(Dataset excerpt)

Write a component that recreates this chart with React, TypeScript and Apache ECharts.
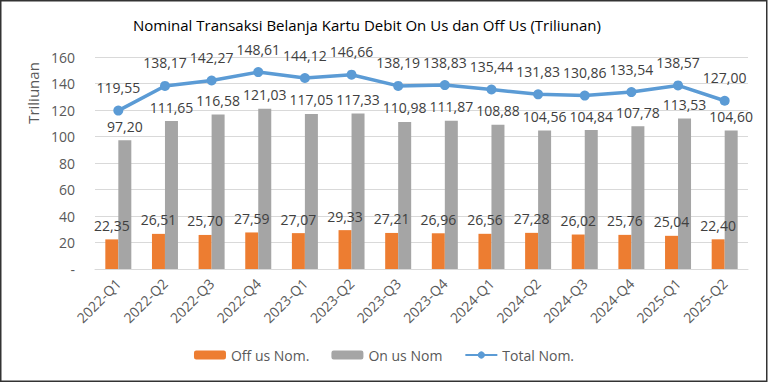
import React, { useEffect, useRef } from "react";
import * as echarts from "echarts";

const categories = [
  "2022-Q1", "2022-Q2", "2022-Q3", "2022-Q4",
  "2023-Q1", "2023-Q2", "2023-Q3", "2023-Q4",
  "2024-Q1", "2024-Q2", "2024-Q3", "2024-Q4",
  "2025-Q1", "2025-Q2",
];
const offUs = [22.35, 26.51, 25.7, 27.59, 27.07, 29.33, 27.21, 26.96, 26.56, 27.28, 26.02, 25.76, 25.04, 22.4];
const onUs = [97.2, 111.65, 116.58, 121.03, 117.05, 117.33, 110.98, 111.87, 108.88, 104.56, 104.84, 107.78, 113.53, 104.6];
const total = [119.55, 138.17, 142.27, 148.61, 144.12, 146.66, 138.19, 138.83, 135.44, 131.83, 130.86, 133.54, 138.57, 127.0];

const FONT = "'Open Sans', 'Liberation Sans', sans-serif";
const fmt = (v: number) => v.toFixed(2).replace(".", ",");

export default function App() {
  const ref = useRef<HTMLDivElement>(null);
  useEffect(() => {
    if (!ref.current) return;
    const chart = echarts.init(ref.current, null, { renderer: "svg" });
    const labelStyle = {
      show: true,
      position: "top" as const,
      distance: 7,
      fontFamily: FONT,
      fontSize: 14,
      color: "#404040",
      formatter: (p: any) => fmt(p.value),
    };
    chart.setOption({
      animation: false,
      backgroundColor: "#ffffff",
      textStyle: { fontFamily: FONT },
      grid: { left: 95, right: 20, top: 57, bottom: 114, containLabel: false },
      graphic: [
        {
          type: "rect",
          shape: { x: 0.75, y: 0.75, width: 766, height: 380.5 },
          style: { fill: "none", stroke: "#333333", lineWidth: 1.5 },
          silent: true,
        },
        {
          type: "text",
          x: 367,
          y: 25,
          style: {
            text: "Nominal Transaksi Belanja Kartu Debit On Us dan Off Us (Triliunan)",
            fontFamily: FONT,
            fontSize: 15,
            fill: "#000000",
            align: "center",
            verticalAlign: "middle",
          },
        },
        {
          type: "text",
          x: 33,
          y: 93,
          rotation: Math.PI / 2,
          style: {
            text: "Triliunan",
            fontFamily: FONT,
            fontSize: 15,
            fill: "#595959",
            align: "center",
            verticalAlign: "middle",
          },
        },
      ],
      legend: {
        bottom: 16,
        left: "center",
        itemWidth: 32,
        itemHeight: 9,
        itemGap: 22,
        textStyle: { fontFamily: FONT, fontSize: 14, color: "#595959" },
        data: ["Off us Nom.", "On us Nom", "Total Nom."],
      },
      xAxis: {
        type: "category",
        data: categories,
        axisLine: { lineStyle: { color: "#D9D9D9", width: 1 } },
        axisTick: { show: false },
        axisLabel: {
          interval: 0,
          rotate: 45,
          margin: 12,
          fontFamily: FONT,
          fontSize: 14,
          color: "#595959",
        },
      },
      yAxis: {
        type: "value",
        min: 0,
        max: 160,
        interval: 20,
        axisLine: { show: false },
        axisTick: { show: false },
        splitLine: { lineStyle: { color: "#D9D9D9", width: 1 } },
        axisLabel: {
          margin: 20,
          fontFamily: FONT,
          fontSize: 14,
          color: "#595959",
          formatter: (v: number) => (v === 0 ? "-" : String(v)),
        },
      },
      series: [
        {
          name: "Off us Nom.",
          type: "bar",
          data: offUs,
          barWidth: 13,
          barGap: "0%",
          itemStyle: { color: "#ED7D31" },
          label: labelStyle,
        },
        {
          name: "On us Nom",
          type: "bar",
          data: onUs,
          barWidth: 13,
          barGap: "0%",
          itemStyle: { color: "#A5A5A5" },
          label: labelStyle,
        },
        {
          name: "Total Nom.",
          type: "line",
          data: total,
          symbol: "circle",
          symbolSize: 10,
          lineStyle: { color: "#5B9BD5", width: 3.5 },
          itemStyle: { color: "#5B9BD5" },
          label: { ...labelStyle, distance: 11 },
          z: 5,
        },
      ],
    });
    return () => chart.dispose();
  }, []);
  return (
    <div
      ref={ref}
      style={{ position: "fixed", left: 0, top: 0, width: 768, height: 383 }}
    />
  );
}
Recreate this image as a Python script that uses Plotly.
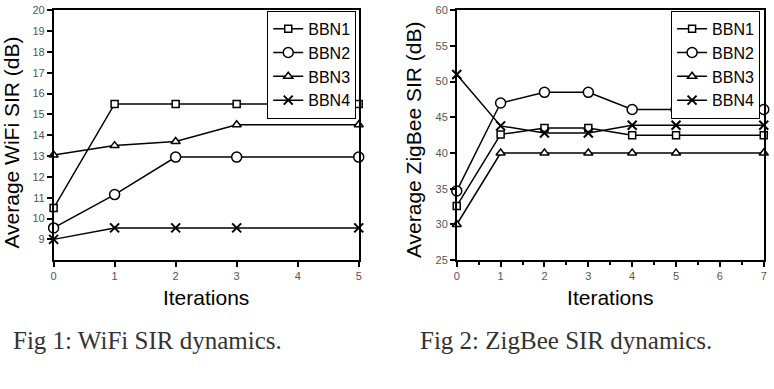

Aim: Report how many lines in the records hold the word "that", giving the number and nothing else.

Answer for the task: 2